Simcoe Agribusiness Breakfast Meeting Minutes – May 23, 2018

Thank you to John Seliga from Pioneer for chairing the meeting and sponsoring breakfast.


Summary: The forecast for the week looks great, but clay soils across the region will likely continue to be too wet to plant for the rest of the week. With hot weather the soil surface will begin to crust and the clay beneath will remain wet.  Spring grains, new forage seedings and early planted corn have emerged uniformily with no issues to date. Corn planting is complete or in progress on the lightest soils but is a long way from complete across the region. Burn down treatments are being applied to soybean ground, and producers in Brant and parts of Niagara have some soybeans planted (less than 5% complete). Winter wheat is approaching flag leaf across the region. Alfalfa weevil is present in many fields, but only approaching threshold in some fields.

Many farmers will be feeling rushed and will focus on getting farm activities done in good time, but take a step back and evaluate how safely you are working. What corners are you cutting? What safety issues might you be overlooking? Are you nodding off at the auto-steer wheel in the field? Injuries and accidents can be worse than slight delays for safety’s sake.


Winter Wheat: Fields that were planted late are now coming along nicely with the change in weather. Where the crop is not looking vigorous, farmers are trying to decide whether to keep wheat fields with low yield potential or remove the wheat. Is it better to harvest a wheat field with half yield potential but keeping the rotation and weed control program options or to take the field out and risk late planting or unseeded acres?  There is a risk that the second crop might not get planted in good time because much of the region is still too wet to plant.

Most of the winter wheat is at or approaching flag leaf. Strobilurin fungicide applications to protect the flag leaf will be applied throughout the week. There are no reports of significant disease pressure in the wheat crop so far. Producers are happy with fields that received herbicide in the fall; fields that had fall weed control are still looking clean. There are predictions that straw yields will be low this year.

Agronomists are feeling positive about the number of growers keeping wheat in the rotation, and noted that many acres will see a cover crop seeded after wheat. The red clover catch is looking good on winter wheat acres that were underseeded.


Corn:  Planting has not progressed significantly from the last breakfast meeting. Fields that are sandy and well drained are planted.  Clay soils in Lambton, Essex, Kent, West and Central Elgin, Haldimand-Norfolk and Niagara remain are at a standstill because of wet soil conditions. Brant have essentially completed corn planting. Percent of acres planted is highly variable across the region and progress just depends on soil type.
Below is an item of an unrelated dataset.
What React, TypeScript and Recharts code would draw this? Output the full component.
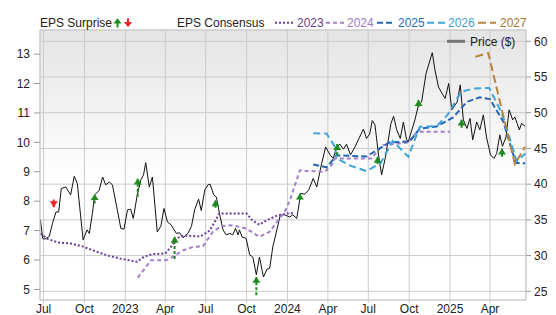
import {
  CartesianGrid,
  ComposedChart,
  Line,
  ReferenceLine,
  Scatter,
  XAxis,
  YAxis,
} from "recharts";

type Pt = [string, number];

// weekly-ish close price ($), right axis
const price: Pt[] = [
  ["2022-06-24", 35.0], ["2022-06-29", 32.4], ["2022-07-04", 32.3], ["2022-07-14", 32.7],
  ["2022-07-21", 34.5], ["2022-07-29", 36.1], ["2022-08-04", 36.1], ["2022-08-10", 39.4],
  ["2022-08-20", 39.6], ["2022-08-31", 38.5], ["2022-09-08", 41.1], ["2022-09-15", 40.1],
  ["2022-09-28", 32.2], ["2022-10-07", 33.6], ["2022-10-12", 33.1], ["2022-10-19", 35.9],
  ["2022-10-24", 38.5], ["2022-11-03", 39.1], ["2022-11-11", 41.0], ["2022-11-18", 39.9],
  ["2022-11-26", 40.3], ["2022-12-03", 39.9], ["2022-12-14", 36.4], ["2022-12-22", 33.8],
  ["2022-12-29", 33.7], ["2023-01-06", 36.4], ["2023-01-13", 36.5], ["2023-01-19", 35.2],
  ["2023-01-28", 38.5], ["2023-02-05", 40.6], ["2023-02-11", 41.3], ["2023-02-16", 43.0],
  ["2023-02-24", 39.6], ["2023-03-03", 41.0], ["2023-03-14", 33.3], ["2023-03-22", 34.1],
  ["2023-03-29", 36.6], ["2023-04-06", 34.7], ["2023-04-14", 34.3], ["2023-04-26", 33.1],
  ["2023-05-03", 33.2], ["2023-05-11", 32.5], ["2023-05-22", 33.1], ["2023-05-30", 34.1],
  ["2023-06-06", 36.4], ["2023-06-15", 37.9], ["2023-06-21", 36.3], ["2023-06-29", 39.2],
  ["2023-07-06", 39.9], ["2023-07-11", 40.0], ["2023-07-19", 38.5], ["2023-07-25", 38.2],
  ["2023-08-01", 35.9], ["2023-08-09", 33.6], ["2023-08-16", 32.9], ["2023-08-24", 33.1],
  ["2023-08-31", 32.9], ["2023-09-06", 33.8], ["2023-09-12", 32.9], ["2023-09-15", 33.6],
  ["2023-09-21", 32.6], ["2023-09-30", 32.4], ["2023-10-08", 30.1], ["2023-10-15", 29.8],
  ["2023-10-23", 27.3], ["2023-10-30", 29.8], ["2023-11-08", 27.0], ["2023-11-16", 28.1],
  ["2023-11-22", 28.2], ["2023-11-29", 31.2], ["2023-12-07", 33.3], ["2023-12-16", 35.7],
  ["2023-12-26", 35.7], ["2024-01-06", 35.4], ["2024-01-13", 35.7], ["2024-01-22", 35.2],
  ["2024-01-31", 38.7], ["2024-02-09", 38.6], ["2024-02-18", 39.2], ["2024-02-28", 40.8],
  ["2024-03-07", 39.6], ["2024-03-18", 42.9], ["2024-03-27", 45.2], ["2024-04-06", 44.1],
  ["2024-04-13", 43.6], ["2024-04-21", 45.2], ["2024-04-28", 45.6], ["2024-05-06", 44.9],
  ["2024-05-13", 45.6], ["2024-05-22", 44.1], ["2024-06-01", 45.2], ["2024-06-10", 46.4],
  ["2024-06-20", 47.7], ["2024-06-27", 46.4], ["2024-07-04", 47.0], ["2024-07-10", 48.9],
  ["2024-07-16", 48.3], ["2024-07-24", 44.1], ["2024-07-31", 41.3], ["2024-08-08", 43.6],
  ["2024-08-15", 46.2], ["2024-08-21", 48.5], ["2024-08-27", 49.5], ["2024-09-03", 47.6],
  ["2024-09-11", 46.4], ["2024-09-18", 48.7], ["2024-09-25", 46.3], ["2024-09-29", 45.9],
  ["2024-10-07", 47.6], ["2024-10-14", 49.0], ["2024-10-22", 51.1], ["2024-10-29", 51.5],
  ["2024-11-08", 55.5], ["2024-11-22", 58.4], ["2024-11-28", 56.0], ["2024-12-06", 53.6],
  ["2024-12-14", 52.7], ["2024-12-21", 52.0], ["2024-12-29", 54.1], ["2025-01-05", 50.4],
  ["2025-01-17", 51.5], ["2025-01-24", 53.9], ["2025-01-31", 49.0], ["2025-02-08", 47.8],
  ["2025-02-15", 49.2], ["2025-02-21", 46.2], ["2025-03-02", 48.7], ["2025-03-09", 47.6],
  ["2025-03-17", 49.7], ["2025-03-24", 46.6], ["2025-04-02", 44.1], ["2025-04-10", 43.6],
  ["2025-04-16", 44.3], ["2025-04-23", 46.9], ["2025-04-29", 45.3], ["2025-05-07", 46.6],
  ["2025-05-14", 50.4], ["2025-05-22", 49.0], ["2025-05-27", 49.4], ["2025-06-01", 48.5],
  ["2025-06-06", 47.6], ["2025-06-11", 48.5], ["2025-06-19", 48.1],
];

// EPS consensus by fiscal year, left axis
const eps2023: Pt[] = [
  ["2022-06-24", 6.9], ["2022-07-10", 6.72], ["2022-08-01", 6.6], ["2022-09-01", 6.56],
  ["2022-09-25", 6.47], ["2022-10-20", 6.33], ["2022-11-20", 6.16], ["2022-12-20", 6.05],
  ["2023-01-10", 5.99], ["2023-01-28", 5.94], ["2023-02-12", 6.11], ["2023-03-03", 6.2],
  ["2023-04-01", 6.22], ["2023-04-14", 6.45], ["2023-04-28", 6.75], ["2023-05-15", 6.83],
  ["2023-06-19", 6.8], ["2023-07-10", 7.0], ["2023-08-01", 7.58], ["2023-10-01", 7.58],
  ["2023-10-14", 7.35], ["2023-10-30", 7.2], ["2023-11-15", 7.35], ["2023-12-07", 7.5],
  ["2023-12-30", 7.58], ["2024-01-15", 7.6],
];

const eps2024: Pt[] = [
  ["2023-01-29", 5.4], ["2023-02-28", 5.99], ["2023-04-03", 5.99], ["2023-04-18", 6.11],
  ["2023-05-11", 6.33], ["2023-06-02", 6.44], ["2023-06-25", 6.47], ["2023-07-17", 6.96],
  ["2023-08-05", 7.15], ["2023-08-31", 7.18], ["2023-09-30", 7.07], ["2023-10-30", 6.79],
  ["2023-11-22", 6.96], ["2023-12-11", 7.35], ["2023-12-26", 7.64], ["2024-01-07", 8.05],
  ["2024-01-29", 9.05], ["2024-02-13", 9.03], ["2024-03-25", 9.0], ["2024-04-09", 9.22],
  ["2024-04-17", 9.45], ["2024-07-08", 9.45], ["2024-07-23", 9.73], ["2024-08-03", 9.9],
  ["2024-09-07", 9.96], ["2024-09-29", 10.0], ["2024-10-19", 10.36], ["2025-01-01", 10.36],
];

const eps2025: Pt[] = [
  ["2024-02-28", 9.25], ["2024-03-29", 9.15], ["2024-04-21", 9.56], ["2024-06-27", 9.52],
  ["2024-07-25", 9.78], ["2024-08-18", 10.0], ["2024-10-02", 10.03], ["2024-10-25", 10.47],
  ["2024-12-02", 10.54], ["2025-01-08", 10.85], ["2025-02-08", 11.38], ["2025-03-09", 11.53],
  ["2025-04-01", 11.47], ["2025-05-01", 10.7], ["2025-05-23", 9.6], ["2025-05-31", 9.3],
  ["2025-06-19", 9.29],
];

const eps2026: Pt[] = [
  ["2024-02-28", 10.31], ["2024-03-29", 10.3], ["2024-04-17", 9.85], ["2024-04-21", 9.45],
  ["2024-05-23", 9.2], ["2024-06-27", 9.02], ["2024-07-29", 9.3], ["2024-08-25", 10.05],
  ["2024-09-29", 9.51], ["2024-10-25", 10.53], ["2024-12-02", 10.55], ["2024-12-27", 10.95],
  ["2025-01-26", 11.72], ["2025-02-23", 11.83], ["2025-03-30", 11.85], ["2025-04-28", 10.98],
  ["2025-05-31", 9.36], ["2025-06-20", 9.62],
];

const eps2027: Pt[] = [
  ["2025-02-27", 12.91], ["2025-03-28", 13.04], ["2025-05-27", 9.26], ["2025-06-19", 9.85],
];

// report date, consensus before report, reported EPS
const surprises: [string, number, number][] = [
  ["2022-07-24", 8.06, 7.79],
  ["2022-10-24", 7.92, 8.24],
  ["2023-01-29", 8.15, 8.77],
  ["2023-04-22", 6.03, 6.79],
  ["2023-07-23", 7.78, 8.03],
  ["2023-10-23", 4.8, 5.43],
  ["2024-01-29", 8.06, 8.26],
  ["2024-04-22", 9.56, 9.94],
  ["2024-07-22", 9.26, 9.51],
  ["2024-10-22", 11.21, 11.44],
  ["2025-01-27", 10.5, 10.78],
  ["2025-04-28", 9.51, 9.79],
];

const quarterTicks = [
  "2022-07-01", "2022-10-01", "2023-01-01", "2023-04-01", "2023-07-01", "2023-10-01",
  "2024-01-01", "2024-04-01", "2024-07-01", "2024-10-01", "2025-01-01", "2025-04-01",
];
const epsTicks = [5, 6, 7, 8, 9, 10, 11, 12, 13];
const priceTicks = [25, 30, 35, 40, 45, 50, 55, 60];

const months = ["Jan", "Feb", "Mar", "Apr", "May", "Jun", "Jul", "Aug", "Sep", "Oct", "Nov", "Dec"];

const X_DOMAIN = [Date.parse("2022-06-23"), Date.parse("2025-06-21")];
const EPS_DOMAIN = [4.64, 13.82];
const PRICE_DOMAIN = [23.78, 61.58];

const FONT = "'Liberation Sans', Arial, sans-serif";
const GRID = "#cbcbcb";
const UP = "#1f8a1f";
const DOWN = "#ee2222";

const consensus = [
  { name: "2023", pts: eps2023, color: "#6a3d9a", label: "#6a3d8e", dash: "2 2" },
  { name: "2024", pts: eps2024, color: "#a67fca", label: "#a07cc0", dash: "4 3" },
  { name: "2025", pts: eps2025, color: "#2366b4", label: "#2e6db0", dash: "6 3" },
  { name: "2026", pts: eps2026, color: "#3fa4d9", label: "#3f9ed0", dash: "7 4" },
  { name: "2027", pts: eps2027, color: "#b8843c", label: "#a87830", dash: "8 4" },
];

const rows = (pts: Pt[]) => pts.map(([d, v]) => ({ t: Date.parse(d), v }));

const fmtTick = (t: number) => {
  const d = new Date(t);
  return d.getUTCMonth() === 0 ? String(d.getUTCFullYear()) : months[d.getUTCMonth()];
};

const ArrowHead = (props: any) => {
  const { cx, cy } = props;
  const miss = props.payload?.miss ?? props.miss;
  if (cx == null || cy == null) return null;
  const s = miss ? -1 : 1;
  return (
    <polygon
      points={`${cx - 4},${cy + 6 * s} ${cx},${cy} ${cx + 4},${cy + 6 * s}`}
      fill={miss ? DOWN : UP}
    />
  );
};

const tickStyle = { fontSize: 12, fill: "#222", fontFamily: FONT };

export default function App() {
  const surpriseRows = surprises.map(([d, est, act]) => ({
    t: Date.parse(d),
    v: act,
    miss: act < est,
  }));

  return (
    <div style={{ position: "absolute", left: 0, top: 0, width: 556, height: 315 }}>
      <ComposedChart width={556} height={315} margin={{ top: 30, right: 0, bottom: 0, left: 0 }}>
        <defs>
          <linearGradient id="plotBg" x1="0" y1="0" x2="0" y2="1">
            <stop offset="0%" stopColor="#e4e4e4" />
            <stop offset="55%" stopColor="#ffffff" />
            <stop offset="100%" stopColor="#ffffff" />
          </linearGradient>
        </defs>
        <CartesianGrid yAxisId="price" stroke={GRID} fill="url(#plotBg)" fillOpacity={1} />
        <XAxis
          dataKey="t"
          type="number"
          domain={X_DOMAIN}
          ticks={quarterTicks.map((d) => Date.parse(d))}
          tickFormatter={fmtTick}
          interval={0}
          allowDataOverflow
          height={15}
          tickSize={3}
          tickMargin={1}
          tick={tickStyle}
          axisLine={{ stroke: GRID }}
          tickLine={{ stroke: GRID }}
        />
        <YAxis
          yAxisId="eps"
          orientation="left"
          width={40}
          domain={EPS_DOMAIN}
          ticks={epsTicks}
          allowDataOverflow
          tickSize={6}
          tickMargin={4}
          tick={tickStyle}
          axisLine={{ stroke: GRID }}
          tickLine={{ stroke: "#999" }}
        />
        <YAxis
          yAxisId="price"
          orientation="right"
          width={30}
          domain={PRICE_DOMAIN}
          ticks={priceTicks}
          allowDataOverflow
          tickSize={5}
          tickMargin={3}
          tick={tickStyle}
          axisLine={{ stroke: GRID }}
          tickLine={{ stroke: "#999" }}
        />
        <ReferenceLine yAxisId="price" y={PRICE_DOMAIN[1]} stroke={GRID} />

        <Line
          data={rows(price)}
          dataKey="v"
          yAxisId="price"
          type="linear"
          stroke="#111"
          strokeWidth={1}
          dot={false}
          activeDot={false}
          isAnimationActive={false}
        />
        {consensus.map((c) => (
          <Line
            key={c.name}
            data={rows(c.pts)}
            dataKey="v"
            yAxisId="eps"
            type="linear"
            stroke={c.color}
            strokeWidth={2}
            strokeDasharray={c.dash}
            dot={false}
            activeDot={false}
            isAnimationActive={false}
          />
        ))}
        {surprises.map(([d, est, act]) => (
          <Line
            key={d}
            data={[
              { t: Date.parse(d), v: est },
              { t: Date.parse(d), v: act },
            ]}
            dataKey="v"
            yAxisId="eps"
            stroke={act < est ? DOWN : UP}
            strokeWidth={2}
            strokeDasharray="3 2"
            dot={false}
            activeDot={false}
            isAnimationActive={false}
          />
        ))}
        <Scatter
          data={surpriseRows}
          dataKey="v"
          yAxisId="eps"
          shape={ArrowHead}
          isAnimationActive={false}
        />
      </ComposedChart>

      <svg
        width={556}
        height={315}
        style={{ position: "absolute", left: 0, top: 0, pointerEvents: "none" }}
        fontFamily={FONT}
        fontSize={12}
      >
        <text x={40} y={27} fill="#222">EPS Surprise</text>
        <polygon points="113.5,23.5 117.5,18.3 121.5,23.5" fill={UP} />
        <rect x={116.5} y={23} width={2} height={4.5} fill={UP} />
        <rect x={127} y={18.3} width={2} height={4.5} fill={DOWN} />
        <polygon points="124,22 128,27.3 132,22" fill={DOWN} />

        <text x={177} y={27} fill="#222">EPS Consensus</text>
        {consensus.map((c, i) => {
          const x0 = [275, 326, 377, 427, 478][i];
          const tx = [297, 347, 398, 448, 500][i];
          return (
            <g key={c.name}>
              <line x1={x0} y1={22.7} x2={x0 + 18} y2={22.7} stroke={c.color} strokeWidth={2} strokeDasharray={c.dash} />
              <text x={tx} y={27} fill={c.label}>{c.name}</text>
            </g>
          );
        })}

        <line x1={447} y1={41.3} x2={465} y2={41.3} stroke="#777" strokeWidth={3} />
        <text x={470} y={45.5} fill="#222">Price ($)</text>
      </svg>
    </div>
  );
}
Although the forecast for the week looks good, the heavy soils will likely not be ready to plant this week.

There were many comments that the acres that have been planted are looking really good and many have emerged uniformly. Agronomists noted that many producers are showing a lot of patience and most acres are being planted into good soil conditions.


Soybean: As mentioned above, soybean planting progress is slow and in many areas has not really begun. Heavier clays may not be planted until late June. There was some discussion about maturity of late planted soybeans. If producers move to a shorter season variety they may not see much vegetative growth, leading to pods being produced low on the plant and difficult to pick up at harvest. Advice based on experience on the heavy clays has been to use full season varieties and increase seeding rates, even into late June.

The importance of a burndown herbicide treatment with some residual products was stressed. In some areas it is unclear how soon the soybeans will be planted, so producers do not want to put pre-plant herbicide treatments down too soon.



First cut harvest will begin this weekend or early next week for the dairy producers trying to get 4 cuts.  Fields near the lake with cold winds coming off the lake are further behind. Most fields are just coming into early bud.  Alfalfa weevil are present, but as of last week, still very relatively small and with little damage showing up in the alfalfa.  Some fields do have higher pressure and will consider control if immediate harvest is not planned.  Early cut fields should be scouted for weevil feeding on the regrowth.


The next meeting will be Wednesday, June 6 at 7:30 am.